Exercise instructions: Write out the data below exactly as given, without any of its pictures.

Given information:
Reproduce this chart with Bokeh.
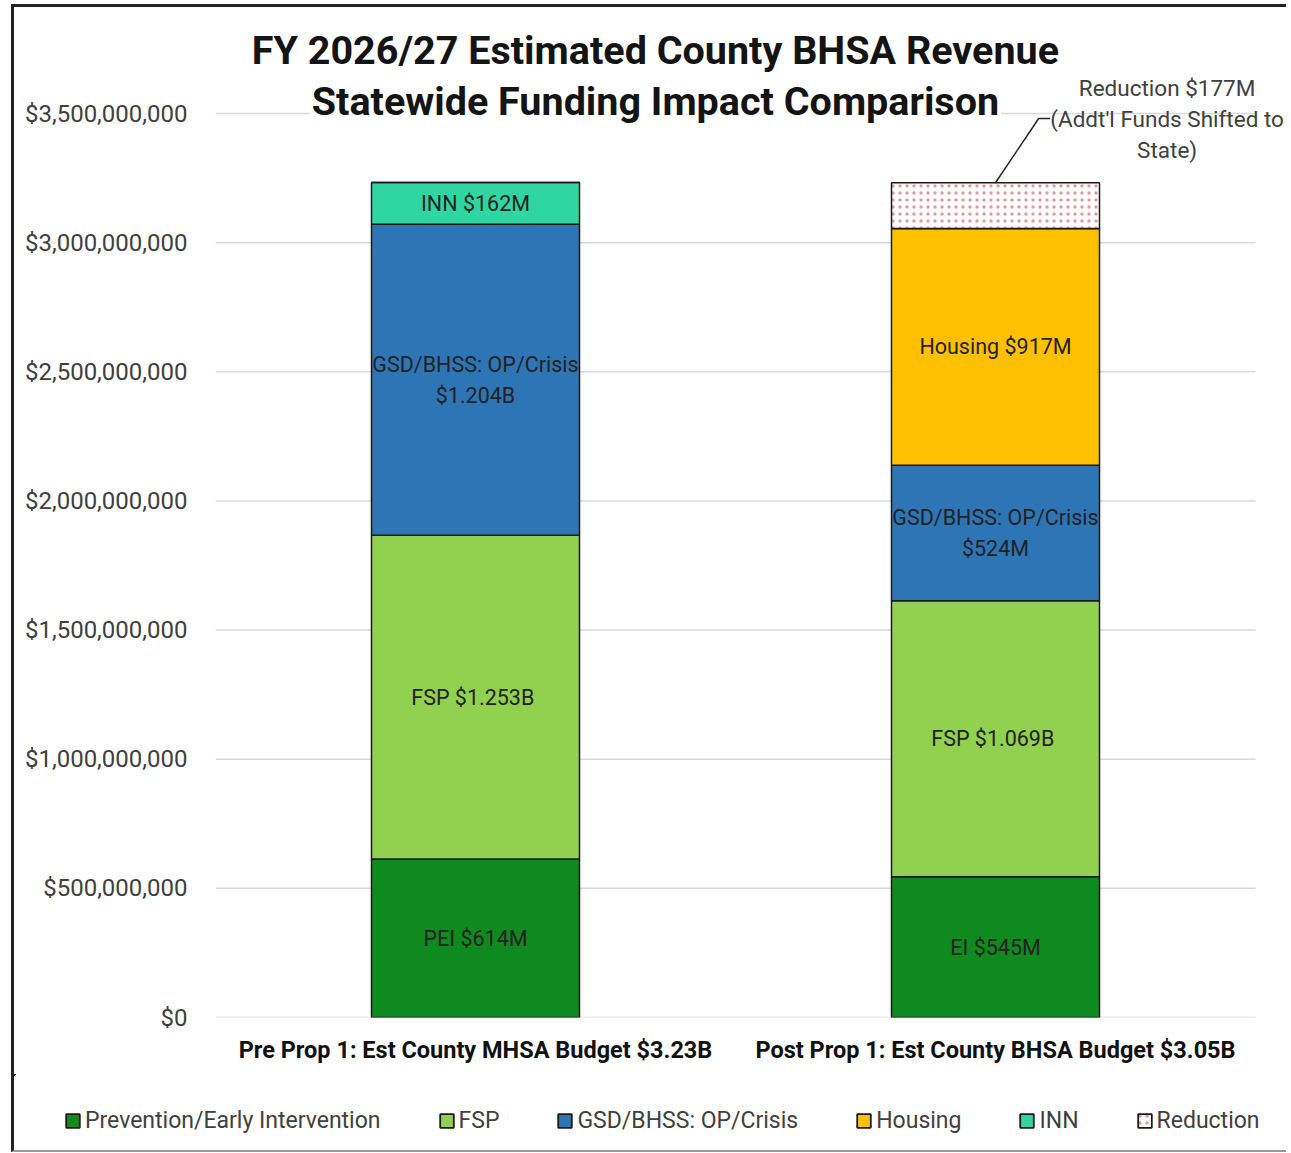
from bokeh.plotting import figure
from bokeh.models import (ColumnDataSource, Range1d, FixedTicker,
                          NumeralTickFormatter)
from bokeh.core.properties import value
from bokeh.embed import file_html
from bokeh.resources import INLINE

# ---- data ----
categories = ["Pre Prop 1: Est County MHSA Budget $3.23B",
              "Post Prop 1: Est County BHSA Budget $3.05B"]
series = ["pei", "fsp", "gsd", "housing", "inn", "reduction"]
legend_labels = ["Prevention/Early Intervention", "FSP", "GSD/BHSS: OP/Crisis",
                 "Housing", "INN", "Reduction"]
pei = [614e6, 545e6]
fsp = [1253e6, 1069e6]
gsd = [1204e6, 524e6]
housing = [0, 917e6]
inn = [162e6, 0]
reduction = [0, 177e6]
seg_labels = {
    "pei": ["PEI $614M", "EI $545M"],
    "fsp": ["FSP  $1.253B", "FSP  $1.069B"],
    "gsd": ["GSD/BHSS: OP/Crisis\n$1.204B", "GSD/BHSS: OP/Crisis\n$524M"],
    "housing": ["", "Housing $917M"],
    "inn": ["INN $162M", ""],
}
y_ticks = [0, 500e6, 1000e6, 1500e6, 2000e6, 2500e6, 3000e6, 3500e6]
title_lines = ["FY 2026/27 Estimated County BHSA Revenue",
               "Statewide Funding Impact Comparison"]
callout_lines = ["Reduction $177M", "(Addt'l Funds Shifted to", "State)"]

colors = ["#0f8a1f", "#92d050", "#2e75b6", "#ffc000", "#2fd6a0", "#ffffff"]

xpos = [i + 0.5 for i in range(len(categories))]
src = ColumnDataSource(dict(x=xpos, pei=pei, fsp=fsp, gsd=gsd,
                            housing=housing, inn=inn, reduction=reduction))

W = 1275
FRAME_LEFT = 201
FRAME_H = 1010
H_MAIN = 1070
H_LEG = 78


def style_hatch(r):
    r.glyph.hatch_pattern = "dot"
    r.glyph.hatch_color = "#c03848"
    r.glyph.hatch_alpha = 0.5
    r.glyph.hatch_scale = 7
    r.glyph.hatch_weight = 1.3


p = figure(width=W, height=H_MAIN,
           x_range=Range1d(0, 2 + 34 / 520),
           y_range=Range1d(0, 3.5e9 * FRAME_H / 904),
           output_backend="svg", toolbar_location=None,
           min_border_left=FRAME_LEFT, min_border_right=0, min_border_top=0,
           min_border_bottom=H_MAIN - FRAME_H)
p.styles = {"margin-left": "11px", "margin-top": "4px",
            "border-left": "3px solid #222", "border-top": "3px solid #222"}
p.outline_line_color = None
p.background_fill_color = "white"

# gridlines spanning the two category slots only
p.segment(x0=[0] * len(y_ticks), x1=[len(categories)] * len(y_ticks),
          y0=y_ticks, y1=y_ticks, line_color="#d9d9d9", line_width=1.5,
          level="underlay")

renderers = p.vbar_stack(series, x="x", width=0.4, source=src, color=colors,
                         line_color="#1a1a1a", line_width=1.5)
style_hatch(renderers[-1])

# segment labels at segment midpoints
lab_x, lab_y, lab_t = [], [], []
for i, xv in enumerate(xpos):
    base = 0.0
    for s, vals in zip(series, [pei, fsp, gsd, housing, inn, reduction]):
        v = vals[i]
        if s in seg_labels and seg_labels[s][i]:
            lab_x.append(xv)
            lab_y.append(base + v / 2)
            lab_t.append(seg_labels[s][i])
        base += v
p.text(x=lab_x, y=lab_y, text=lab_t, text_align="center", text_baseline="middle",
       text_font=value("Roboto"), text_font_size="21.5px", text_color="#222222",
       text_line_height=1.25)

# title
title_x = 0.846
p.text(x=[title_x], y=[3.7439e9], text=[title_lines[0]], text_align="center",
       text_baseline="middle", text_font=value("Roboto"), text_font_style="bold",
       text_font_size="39.5px", text_color="#141414")
p.text(x=[title_x], y=[3.5465e9], text=[title_lines[1]], text_align="center",
       text_baseline="middle", text_font=value("Roboto"), text_font_style="bold",
       text_font_size="39.5px", text_color="#141414",
       background_fill_color="white", padding=2)

# callout for reduction
total_post = pei[1] + fsp[1] + gsd[1] + housing[1] + reduction[1]
p.line(x=[1.5, 1.583, 1.605], y=[total_post, 3.4806e9, 3.4806e9],
       line_color="#222222", line_width=1.5)
p.text(x=[1.830] * 3, y=[3.6e9, 3.4806e9, 3.3606e9], text=callout_lines,
       text_align="center", text_baseline="middle", text_font=value("Roboto"),
       text_font_size="22.5px", text_color="#404040")

# axes
p.yaxis.ticker = FixedTicker(ticks=y_ticks)
p.yaxis.formatter = NumeralTickFormatter(format="$0,0")
p.yaxis.axis_line_color = None
p.yaxis.major_tick_line_color = None
p.yaxis.minor_tick_line_color = None
p.yaxis.major_label_text_font = "Roboto"
p.yaxis.major_label_text_font_size = "24px"
p.yaxis.major_label_text_color = "#404040"
p.yaxis.major_label_standoff = 22

p.xaxis.ticker = FixedTicker(ticks=xpos)
p.xaxis.major_label_overrides = {xv: c for xv, c in zip(xpos, categories)}
p.xaxis.axis_line_color = None
p.xaxis.major_tick_line_color = None
p.xaxis.minor_tick_line_color = None
p.xaxis.major_label_text_font = "Roboto"
p.xaxis.major_label_text_font_style = "bold"
p.xaxis.major_label_text_font_size = "23.5px"
p.xaxis.major_label_text_color = "#111111"
p.xaxis.major_label_standoff = 12
p.xgrid.visible = False
p.ygrid.visible = False

# legend strip: same series, ranges far from the data so only the legend shows
leg = figure(width=W, height=H_LEG, x_range=Range1d(100, 101),
             y_range=Range1d(-20e9, -19e9),
             output_backend="svg", toolbar_location=None,
             x_axis_type=None, y_axis_type=None, min_border=0)
leg.styles = {"margin-left": "11px", "border-left": "3px solid #222",
              "border-bottom": "2px solid #999"}
leg.outline_line_color = None
leg.grid.visible = False
lr = leg.vbar_stack(series, x="x", width=0.4, source=src, color=colors,
                    line_color="#1a1a1a", line_width=1.8,
                    legend_label=legend_labels)
style_hatch(lr[-1])
lg = leg.legend[0]
lg.orientation = "horizontal"
lg.location = (50, 18)
lg.border_line_color = None
lg.background_fill_alpha = 0
lg.padding = 0
lg.margin = 0
lg.spacing = 57
lg.glyph_width = 17
lg.glyph_height = 17
lg.label_standoff = 4
lg.label_text_font = "Roboto"
lg.label_text_font_size = "23px"
lg.label_text_color = "#404040"

open("out.html", "w").write(file_html([p, leg], INLINE))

Reply:
Reproduce this chart with Bokeh.
from bokeh.plotting import figure
from bokeh.models import (ColumnDataSource, Range1d, FixedTicker,
                          NumeralTickFormatter)
from bokeh.core.properties import value
from bokeh.embed import file_html
from bokeh.resources import INLINE

# ---- data ----
categories = ["Pre Prop 1: Est County MHSA Budget $3.23B",
              "Post Prop 1: Est County BHSA Budget $3.05B"]
series = ["pei", "fsp", "gsd", "housing", "inn", "reduction"]
legend_labels = ["Prevention/Early Intervention", "FSP", "GSD/BHSS: OP/Crisis",
                 "Housing", "INN", "Reduction"]
pei = [614e6, 545e6]
fsp = [1253e6, 1069e6]
gsd = [1204e6, 524e6]
housing = [0, 917e6]
inn = [162e6, 0]
reduction = [0, 177e6]
seg_labels = {
    "pei": ["PEI $614M", "EI $545M"],
    "fsp": ["FSP  $1.253B", "FSP  $1.069B"],
    "gsd": ["GSD/BHSS: OP/Crisis\n$1.204B", "GSD/BHSS: OP/Crisis\n$524M"],
    "housing": ["", "Housing $917M"],
    "inn": ["INN $162M", ""],
}
y_ticks = [0, 500e6, 1000e6, 1500e6, 2000e6, 2500e6, 3000e6, 3500e6]
title_lines = ["FY 2026/27 Estimated County BHSA Revenue",
               "Statewide Funding Impact Comparison"]
callout_lines = ["Reduction $177M", "(Addt'l Funds Shifted to", "State)"]

colors = ["#0f8a1f", "#92d050", "#2e75b6", "#ffc000", "#2fd6a0", "#ffffff"]

xpos = [i + 0.5 for i in range(len(categories))]
src = ColumnDataSource(dict(x=xpos, pei=pei, fsp=fsp, gsd=gsd,
                            housing=housing, inn=inn, reduction=reduction))

W = 1275
FRAME_LEFT = 201
FRAME_H = 1010
H_MAIN = 1070
H_LEG = 78


def style_hatch(r):
    r.glyph.hatch_pattern = "dot"
    r.glyph.hatch_color = "#c03848"
    r.glyph.hatch_alpha = 0.5
    r.glyph.hatch_scale = 7
    r.glyph.hatch_weight = 1.3


p = figure(width=W, height=H_MAIN,
           x_range=Range1d(0, 2 + 34 / 520),
           y_range=Range1d(0, 3.5e9 * FRAME_H / 904),
           output_backend="svg", toolbar_location=None,
           min_border_left=FRAME_LEFT, min_border_right=0, min_border_top=0,
           min_border_bottom=H_MAIN - FRAME_H)
p.styles = {"margin-left": "11px", "margin-top": "4px",
            "border-left": "3px solid #222", "border-top": "3px solid #222"}
p.outline_line_color = None
p.background_fill_color = "white"

# gridlines spanning the two category slots only
p.segment(x0=[0] * len(y_ticks), x1=[len(categories)] * len(y_ticks),
          y0=y_ticks, y1=y_ticks, line_color="#d9d9d9", line_width=1.5,
          level="underlay")

renderers = p.vbar_stack(series, x="x", width=0.4, source=src, color=colors,
                         line_color="#1a1a1a", line_width=1.5)
style_hatch(renderers[-1])

# segment labels at segment midpoints
lab_x, lab_y, lab_t = [], [], []
for i, xv in enumerate(xpos):
    base = 0.0
    for s, vals in zip(series, [pei, fsp, gsd, housing, inn, reduction]):
        v = vals[i]
        if s in seg_labels and seg_labels[s][i]:
            lab_x.append(xv)
            lab_y.append(base + v / 2)
            lab_t.append(seg_labels[s][i])
        base += v
p.text(x=lab_x, y=lab_y, text=lab_t, text_align="center", text_baseline="middle",
       text_font=value("Roboto"), text_font_size="21.5px", text_color="#222222",
       text_line_height=1.25)

# title
title_x = 0.846
p.text(x=[title_x], y=[3.7439e9], text=[title_lines[0]], text_align="center",
       text_baseline="middle", text_font=value("Roboto"), text_font_style="bold",
       text_font_size="39.5px", text_color="#141414")
p.text(x=[title_x], y=[3.5465e9], text=[title_lines[1]], text_align="center",
       text_baseline="middle", text_font=value("Roboto"), text_font_style="bold",
       text_font_size="39.5px", text_color="#141414",
       background_fill_color="white", padding=2)

# callout for reduction
total_post = pei[1] + fsp[1] + gsd[1] + housing[1] + reduction[1]
p.line(x=[1.5, 1.583, 1.605], y=[total_post, 3.4806e9, 3.4806e9],
       line_color="#222222", line_width=1.5)
p.text(x=[1.830] * 3, y=[3.6e9, 3.4806e9, 3.3606e9], text=callout_lines,
       text_align="center", text_baseline="middle", text_font=value("Roboto"),
       text_font_size="22.5px", text_color="#404040")

# axes
p.yaxis.ticker = FixedTicker(ticks=y_ticks)
p.yaxis.formatter = NumeralTickFormatter(format="$0,0")
p.yaxis.axis_line_color = None
p.yaxis.major_tick_line_color = None
p.yaxis.minor_tick_line_color = None
p.yaxis.major_label_text_font = "Roboto"
p.yaxis.major_label_text_font_size = "24px"
p.yaxis.major_label_text_color = "#404040"
p.yaxis.major_label_standoff = 22

p.xaxis.ticker = FixedTicker(ticks=xpos)
p.xaxis.major_label_overrides = {xv: c for xv, c in zip(xpos, categories)}
p.xaxis.axis_line_color = None
p.xaxis.major_tick_line_color = None
p.xaxis.minor_tick_line_color = None
p.xaxis.major_label_text_font = "Roboto"
p.xaxis.major_label_text_font_style = "bold"
p.xaxis.major_label_text_font_size = "23.5px"
p.xaxis.major_label_text_color = "#111111"
p.xaxis.major_label_standoff = 12
p.xgrid.visible = False
p.ygrid.visible = False

# legend strip: same series, ranges far from the data so only the legend shows
leg = figure(width=W, height=H_LEG, x_range=Range1d(100, 101),
             y_range=Range1d(-20e9, -19e9),
             output_backend="svg", toolbar_location=None,
             x_axis_type=None, y_axis_type=None, min_border=0)
leg.styles = {"margin-left": "11px", "border-left": "3px solid #222",
              "border-bottom": "2px solid #999"}
leg.outline_line_color = None
leg.grid.visible = False
lr = leg.vbar_stack(series, x="x", width=0.4, source=src, color=colors,
                    line_color="#1a1a1a", line_width=1.8,
                    legend_label=legend_labels)
style_hatch(lr[-1])
lg = leg.legend[0]
lg.orientation = "horizontal"
lg.location = (50, 18)
lg.border_line_color = None
lg.background_fill_alpha = 0
lg.padding = 0
lg.margin = 0
lg.spacing = 57
lg.glyph_width = 17
lg.glyph_height = 17
lg.label_standoff = 4
lg.label_text_font = "Roboto"
lg.label_text_font_size = "23px"
lg.label_text_color = "#404040"

open("out.html", "w").write(file_html([p, leg], INLINE))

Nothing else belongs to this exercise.